Taia McAfee, SASI president and UM NAACP secretary, said that when she first heard about the repairs, she was angry and disappointed. She, SASI secretary Em Gill and UM NAACP president JoJo Brown decided to take this opportunity to write a statement sharing the voices of both groups.
“We felt that, to show the power of the students, we were going to release a joint one,” McAfee said.
She said the university seems to be moving very swiftly to complete this project, so now was the opportune time to speak up.
“Students have been fighting for this since before I came to this university, and I felt like it was very timely and necessary for us to release a statement,” McAfee said.
Brown said the UM NAACP does not support the Confederate soldier statue being in the center of campus.
“It’s not a good look,” Brown said. “That’s really what the drive was for making this statement.”
Brown said releasing a statement allowed the voices of the students in SASI and UM NAACP to be heard.
“We’re using this opportunity to make this space on campus more welcome, more comfortable,” Brown said. “A lot of things that happen here happen on other campuses, but because of the history, because of the past, anything that happens on University of Mississippi’s campus is exemplified because of our history.”

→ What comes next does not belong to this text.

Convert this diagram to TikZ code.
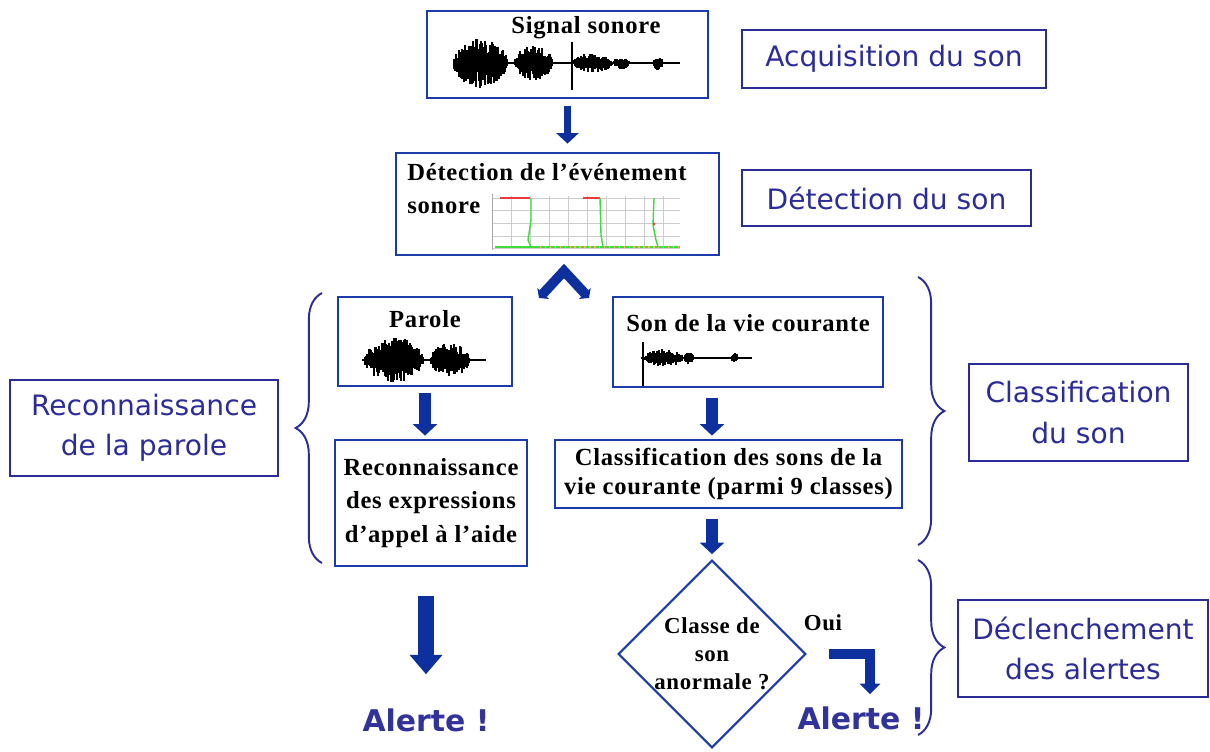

She said that for the university to move the statue to the Confederate cemetery on campus or to a museum would be a big success and an opportunity for the university to continue its movement and progression towards diversity and change on campus.
“The University of Mississippi is always stressing how it’s a family,” Brown said. “Families eat dinner at the same table together, and if everybody’s not eating, then how is it a family? It’s a big deal to me that everyone is comfortable.”
Ole Miss administrators have seen the statement and are working to arrange a meeting with representatives from both SASI and UM NAACP, according to Whittington.
The Confederate soldier statue and its contextualization plaque, which have recently been the center of many debates relating to Confederate monuments in Oxford, were damaged when a truck crashed into the statue the night of Sept. 16. The driver, Coty Pierce Lewis, was charged with driving under the influence, expired tag, no proof of liability insurance and no driver’s license. Neither Lewis nor the passenger in the truck with him at the time of the crash was a current or former student or employee of the university.
The University Police Department has released a statement saying nothing indicated that the accident was intentional.
The statue was erected in the Circle in 1906, dedicated by Oxford and Lafayette County citizens. The Chancellor’s Advisory Committee on History and Context, established by Chancellor Jeffrey Vitter to help add context to campus sites and buildings, led the effort to place a contextualization plaque in front of the statue. The plaque was placed in March 2016.